PROBLEM TO WORK ON —
Transcribe the data in full and exactly, omitting any pictures.

* START *

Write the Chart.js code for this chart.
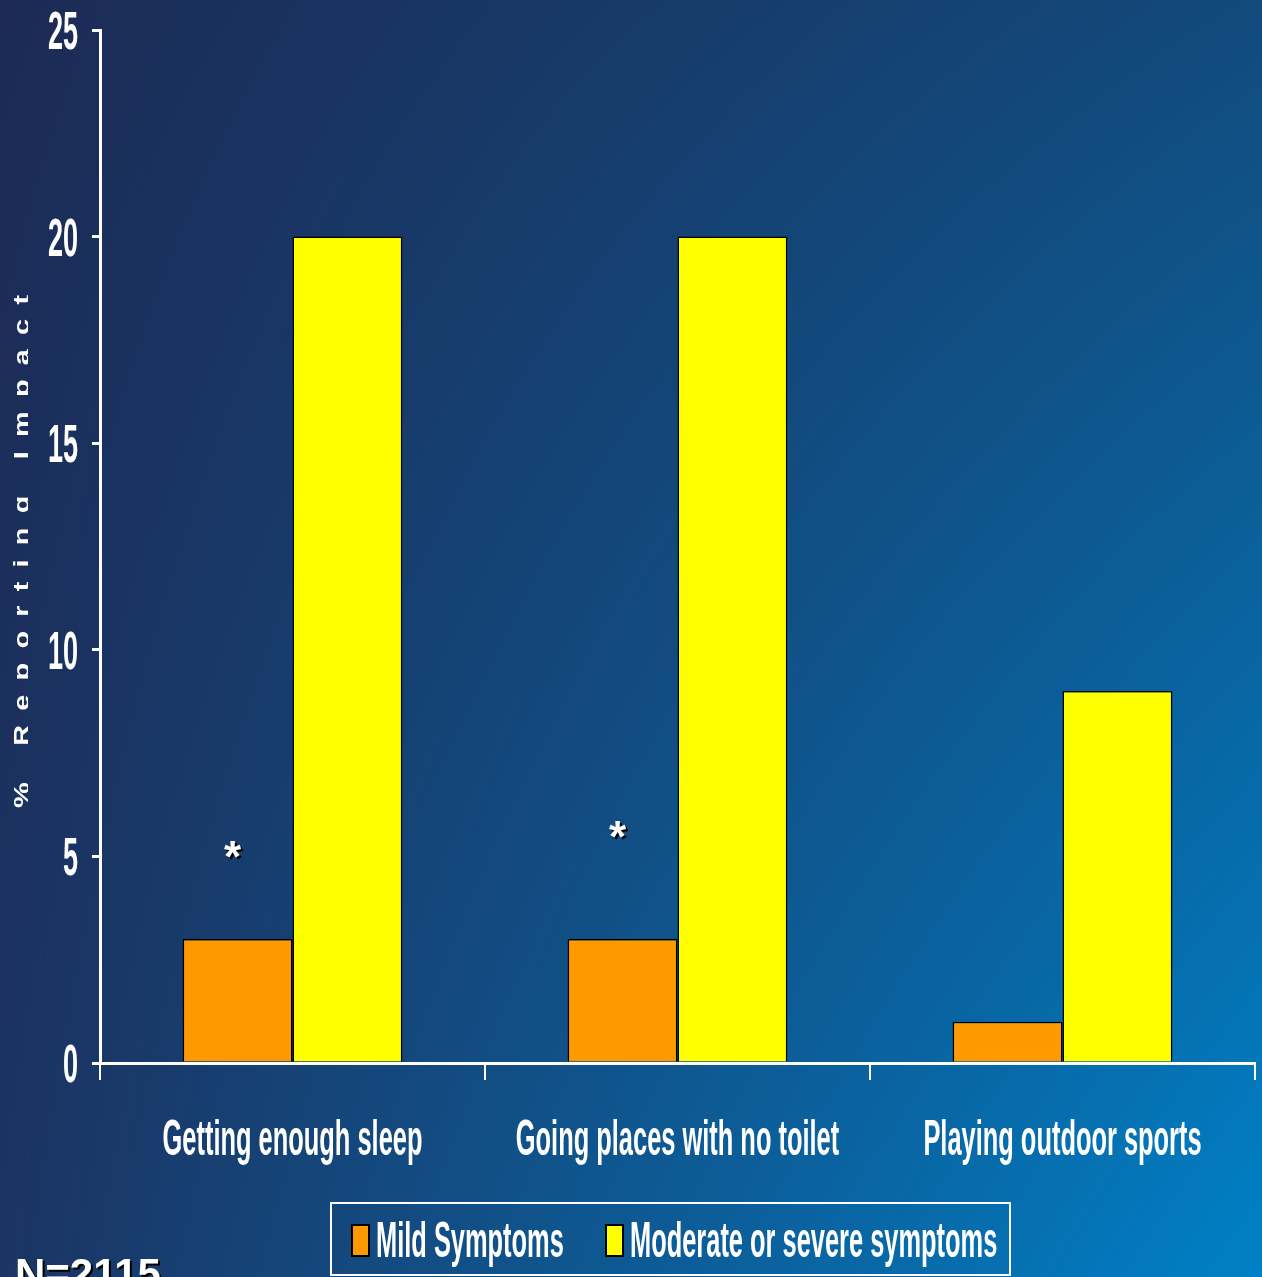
<!DOCTYPE html>
<html>
<head>
<meta charset="utf-8">
<script src="https://cdn.jsdelivr.net/npm/chart.js@4"></script>
<style>
  html, body { margin: 0; padding: 0; background: #1c2a55; }
  canvas { display: block; }
</style>
</head>
<body>
<canvas id="impactChart" width="1262" height="1277"></canvas>
<script>
// data
const categories = ['Getting enough sleep', 'Going places with no toilet', 'Playing outdoor sports'];
const mildValues = [3, 3, 1];
const severeValues = [20, 20, 9];
const seriesNames = ['Mild Symptoms', 'Moderate or severe symptoms'];
const starValues = [5.1, 5.6, null];   // where the * marks sit (y value)
const yTicks = [0, 5, 10, 15, 20, 25];

const FONT = '"Liberation Sans", Arial, sans-serif';
const NARROW = 0.82;   // fake Arial Narrow
const STRETCH = 1.6;   // slide was stretched vertically

function tallText(ctx, txt, x, y, size, align) {
  ctx.save();
  ctx.translate(x, y);
  ctx.scale(NARROW, STRETCH);
  ctx.font = 'bold ' + size + 'px ' + FONT;
  ctx.textAlign = align;
  ctx.textBaseline = 'alphabetic';
  ctx.fillStyle = '#ffffff';
  ctx.fillText(txt, 0, 0);
  ctx.restore();
}

let bgCache = null;
function makeBackground(w, h) {
  const c = document.createElement('canvas');
  c.width = w; c.height = h;
  const g = c.getContext('2d');
  const img = g.createImageData(w, h);
  const tl = [28, 42, 85], tr = [18, 74, 124], bl = [27, 52, 99], br = [0, 128, 198];
  for (let y = 0; y < h; y++) {
    const v = y / (h - 1);
    for (let x = 0; x < w; x++) {
      const u = x / (w - 1);
      const i = (y * w + x) * 4;
      for (let k = 0; k < 3; k++) {
        const top = tl[k] + (tr[k] - tl[k]) * u;
        const bot = bl[k] + (br[k] - bl[k]) * u;
        img.data[i + k] = top + (bot - top) * v;
      }
      img.data[i + 3] = 255;
    }
  }
  g.putImageData(img, 0, 0);
  return c;
}

const slidePlugin = {
  id: 'slide',
  beforeDraw(chart) {
    const ctx = chart.ctx;
    if (!bgCache) bgCache = makeBackground(chart.width, chart.height);
    ctx.drawImage(bgCache, 0, 0);
  },
  afterDraw(chart) {
    const ctx = chart.ctx;
    const yScale = chart.scales.y;
    const xScale = chart.scales.x;

    // y tick labels
    yTicks.forEach(v => {
      tallText(ctx, String(v), 78, yScale.getPixelForValue(v) + 19, 33, 'right');
    });

    // category labels
    categories.forEach((c, i) => {
      tallText(ctx, c, xScale.getPixelForTick(i), 1155, 31, 'center');
    });

    // significance stars
    const mildMeta = chart.getDatasetMeta(0);
    starValues.forEach((v, i) => {
      if (v === null) return;
      const x = mildMeta.data[i].x - 5;
      const y = yScale.getPixelForValue(v);
      ctx.save();
      ctx.font = 'bold 44px ' + FONT;
      ctx.textAlign = 'center';
      ctx.textBaseline = 'alphabetic';
      ctx.fillStyle = '#000000';
      ctx.fillText('*', x + 2, y + 22);
      ctx.fillStyle = '#ffffff';
      ctx.fillText('*', x, y + 20);
      ctx.restore();
    });

    // y axis title, rotated and widely spaced, descenders cut off
    const title = '% Reporting Impact';
    ctx.save();
    ctx.beginPath();
    ctx.rect(0, 0, 28, chart.height);
    ctx.clip();
    ctx.font = 'bold 22px ' + FONT;
    ctx.fillStyle = '#ffffff';
    ctx.textBaseline = 'alphabetic';
    const sx = STRETCH * NARROW;
    const widths = title.split('').map(ch => ctx.measureText(ch).width * sx);
    const total = 513;
    const gap = (total - widths.reduce((a, b) => a + b, 0)) / (title.length - 1);
    let pos = 0;
    title.split('').forEach((ch, i) => {
      ctx.save();
      ctx.translate(29, 808 - pos);
      ctx.rotate(-Math.PI / 2);
      ctx.scale(sx, 1);
      ctx.fillText(ch, 0, 0);
      ctx.restore();
      pos += widths[i] + gap;
    });
    ctx.restore();

    // legend box
    ctx.save();
    ctx.strokeStyle = '#ffffff';
    ctx.lineWidth = 2;
    ctx.strokeRect(331, 1203, 679, 72);
    const swatchX = [352, 606];
    const textX = [376, 630];
    chart.data.datasets.forEach((ds, i) => {
      ctx.fillStyle = ds.backgroundColor;
      ctx.fillRect(swatchX[i], 1225, 17, 31);
      ctx.strokeStyle = '#000000';
      ctx.lineWidth = 2;
      ctx.strokeRect(swatchX[i], 1225, 17, 31);
      tallText(ctx, ds.label, textX[i], 1257, 31, 'left');
    });
    ctx.restore();

    // sample size, cut off at the bottom edge
    ctx.save();
    ctx.font = 'bold 42px ' + FONT;
    ctx.textAlign = 'left';
    ctx.fillStyle = '#000000';
    ctx.fillText('N=2115', 17, 1290);
    ctx.fillStyle = '#ffffff';
    ctx.fillText('N=2115', 15, 1288);
    ctx.restore();
  }
};

const ctx = document.getElementById('impactChart');
new Chart(ctx, {
  type: 'bar',
  data: {
    labels: categories,
    datasets: [
      {
        label: seriesNames[0],
        data: mildValues,
        backgroundColor: '#ff9900',
        borderColor: '#000000',
        borderWidth: 1.5,
        barPercentage: 1.0,
        categoryPercentage: 0.571
      },
      {
        label: seriesNames[1],
        data: severeValues,
        backgroundColor: '#ffff00',
        borderColor: '#000000',
        borderWidth: 1.5,
        barPercentage: 1.0,
        categoryPercentage: 0.571
      }
    ]
  },
  options: {
    responsive: false,
    devicePixelRatio: 1,
    animation: false,
    layout: { padding: { top: 30, right: 7, left: 0, bottom: 0 } },
    plugins: {
      legend: { display: false },
      tooltip: { enabled: false }
    },
    scales: {
      y: {
        min: 0,
        max: 25,
        afterFit(s) { s.width = 100; },
        ticks: { display: false, stepSize: 5 },
        grid: {
          drawOnChartArea: false,
          drawTicks: true,
          tickLength: 8,
          color: '#ffffff',
          lineWidth: 3
        },
        border: { display: true, color: '#ffffff', width: 3 }
      },
      x: {
        afterFit(s) { s.height = 214; },
        ticks: { display: false },
        grid: {
          offset: true,
          drawOnChartArea: false,
          drawTicks: true,
          tickLength: 17,
          color: '#ffffff',
          lineWidth: 2
        },
        border: { display: true, color: '#ffffff', width: 3 }
      }
    }
  },
  plugins: [slidePlugin]
});
</script>
</body>
</html>
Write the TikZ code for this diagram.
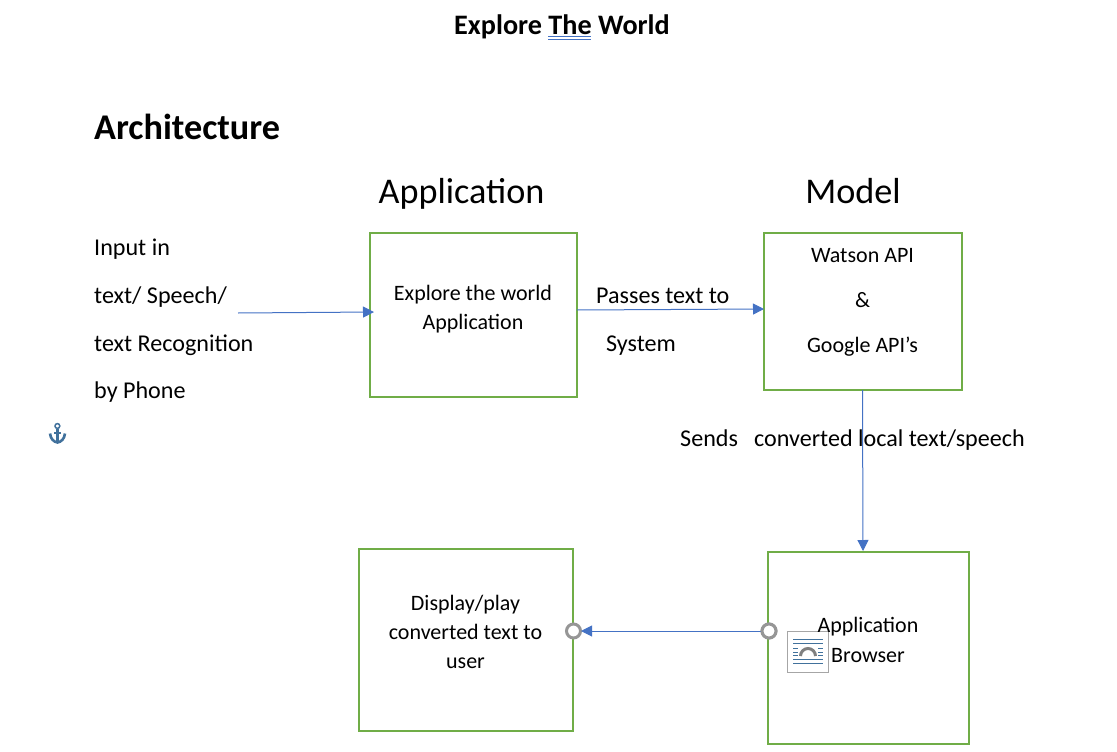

* END *

CORRECT ANSWER —
Write the Chart.js code for this chart.
<!DOCTYPE html>
<html>
<head>
<meta charset="utf-8">
<script src="https://cdn.jsdelivr.net/npm/chart.js@4"></script>
<style>
  html, body { margin: 0; padding: 0; background: #1c2a55; }
  canvas { display: block; }
</style>
</head>
<body>
<canvas id="impactChart" width="1262" height="1277"></canvas>
<script>
// data
const categories = ['Getting enough sleep', 'Going places with no toilet', 'Playing outdoor sports'];
const mildValues = [3, 3, 1];
const severeValues = [20, 20, 9];
const seriesNames = ['Mild Symptoms', 'Moderate or severe symptoms'];
const starValues = [5.1, 5.6, null];   // where the * marks sit (y value)
const yTicks = [0, 5, 10, 15, 20, 25];

const FONT = '"Liberation Sans", Arial, sans-serif';
const NARROW = 0.82;   // fake Arial Narrow
const STRETCH = 1.6;   // slide was stretched vertically

function tallText(ctx, txt, x, y, size, align) {
  ctx.save();
  ctx.translate(x, y);
  ctx.scale(NARROW, STRETCH);
  ctx.font = 'bold ' + size + 'px ' + FONT;
  ctx.textAlign = align;
  ctx.textBaseline = 'alphabetic';
  ctx.fillStyle = '#ffffff';
  ctx.fillText(txt, 0, 0);
  ctx.restore();
}

let bgCache = null;
function makeBackground(w, h) {
  const c = document.createElement('canvas');
  c.width = w; c.height = h;
  const g = c.getContext('2d');
  const img = g.createImageData(w, h);
  const tl = [28, 42, 85], tr = [18, 74, 124], bl = [27, 52, 99], br = [0, 128, 198];
  for (let y = 0; y < h; y++) {
    const v = y / (h - 1);
    for (let x = 0; x < w; x++) {
      const u = x / (w - 1);
      const i = (y * w + x) * 4;
      for (let k = 0; k < 3; k++) {
        const top = tl[k] + (tr[k] - tl[k]) * u;
        const bot = bl[k] + (br[k] - bl[k]) * u;
        img.data[i + k] = top + (bot - top) * v;
      }
      img.data[i + 3] = 255;
    }
  }
  g.putImageData(img, 0, 0);
  return c;
}

const slidePlugin = {
  id: 'slide',
  beforeDraw(chart) {
    const ctx = chart.ctx;
    if (!bgCache) bgCache = makeBackground(chart.width, chart.height);
    ctx.drawImage(bgCache, 0, 0);
  },
  afterDraw(chart) {
    const ctx = chart.ctx;
    const yScale = chart.scales.y;
    const xScale = chart.scales.x;

    // y tick labels
    yTicks.forEach(v => {
      tallText(ctx, String(v), 78, yScale.getPixelForValue(v) + 19, 33, 'right');
    });

    // category labels
    categories.forEach((c, i) => {
      tallText(ctx, c, xScale.getPixelForTick(i), 1155, 31, 'center');
    });

    // significance stars
    const mildMeta = chart.getDatasetMeta(0);
    starValues.forEach((v, i) => {
      if (v === null) return;
      const x = mildMeta.data[i].x - 5;
      const y = yScale.getPixelForValue(v);
      ctx.save();
      ctx.font = 'bold 44px ' + FONT;
      ctx.textAlign = 'center';
      ctx.textBaseline = 'alphabetic';
      ctx.fillStyle = '#000000';
      ctx.fillText('*', x + 2, y + 22);
      ctx.fillStyle = '#ffffff';
      ctx.fillText('*', x, y + 20);
      ctx.restore();
    });

    // y axis title, rotated and widely spaced, descenders cut off
    const title = '% Reporting Impact';
    ctx.save();
    ctx.beginPath();
    ctx.rect(0, 0, 28, chart.height);
    ctx.clip();
    ctx.font = 'bold 22px ' + FONT;
    ctx.fillStyle = '#ffffff';
    ctx.textBaseline = 'alphabetic';
    const sx = STRETCH * NARROW;
    const widths = title.split('').map(ch => ctx.measureText(ch).width * sx);
    const total = 513;
    const gap = (total - widths.reduce((a, b) => a + b, 0)) / (title.length - 1);
    let pos = 0;
    title.split('').forEach((ch, i) => {
      ctx.save();
      ctx.translate(29, 808 - pos);
      ctx.rotate(-Math.PI / 2);
      ctx.scale(sx, 1);
      ctx.fillText(ch, 0, 0);
      ctx.restore();
      pos += widths[i] + gap;
    });
    ctx.restore();

    // legend box
    ctx.save();
    ctx.strokeStyle = '#ffffff';
    ctx.lineWidth = 2;
    ctx.strokeRect(331, 1203, 679, 72);
    const swatchX = [352, 606];
    const textX = [376, 630];
    chart.data.datasets.forEach((ds, i) => {
      ctx.fillStyle = ds.backgroundColor;
      ctx.fillRect(swatchX[i], 1225, 17, 31);
      ctx.strokeStyle = '#000000';
      ctx.lineWidth = 2;
      ctx.strokeRect(swatchX[i], 1225, 17, 31);
      tallText(ctx, ds.label, textX[i], 1257, 31, 'left');
    });
    ctx.restore();

    // sample size, cut off at the bottom edge
    ctx.save();
    ctx.font = 'bold 42px ' + FONT;
    ctx.textAlign = 'left';
    ctx.fillStyle = '#000000';
    ctx.fillText('N=2115', 17, 1290);
    ctx.fillStyle = '#ffffff';
    ctx.fillText('N=2115', 15, 1288);
    ctx.restore();
  }
};

const ctx = document.getElementById('impactChart');
new Chart(ctx, {
  type: 'bar',
  data: {
    labels: categories,
    datasets: [
      {
        label: seriesNames[0],
        data: mildValues,
        backgroundColor: '#ff9900',
        borderColor: '#000000',
        borderWidth: 1.5,
        barPercentage: 1.0,
        categoryPercentage: 0.571
      },
      {
        label: seriesNames[1],
        data: severeValues,
        backgroundColor: '#ffff00',
        borderColor: '#000000',
        borderWidth: 1.5,
        barPercentage: 1.0,
        categoryPercentage: 0.571
      }
    ]
  },
  options: {
    responsive: false,
    devicePixelRatio: 1,
    animation: false,
    layout: { padding: { top: 30, right: 7, left: 0, bottom: 0 } },
    plugins: {
      legend: { display: false },
      tooltip: { enabled: false }
    },
    scales: {
      y: {
        min: 0,
        max: 25,
        afterFit(s) { s.width = 100; },
        ticks: { display: false, stepSize: 5 },
        grid: {
          drawOnChartArea: false,
          drawTicks: true,
          tickLength: 8,
          color: '#ffffff',
          lineWidth: 3
        },
        border: { display: true, color: '#ffffff', width: 3 }
      },
      x: {
        afterFit(s) { s.height = 214; },
        ticks: { display: false },
        grid: {
          offset: true,
          drawOnChartArea: false,
          drawTicks: true,
          tickLength: 17,
          color: '#ffffff',
          lineWidth: 2
        },
        border: { display: true, color: '#ffffff', width: 3 }
      }
    }
  },
  plugins: [slidePlugin]
});
</script>
</body>
</html>
Write the TikZ code for this diagram.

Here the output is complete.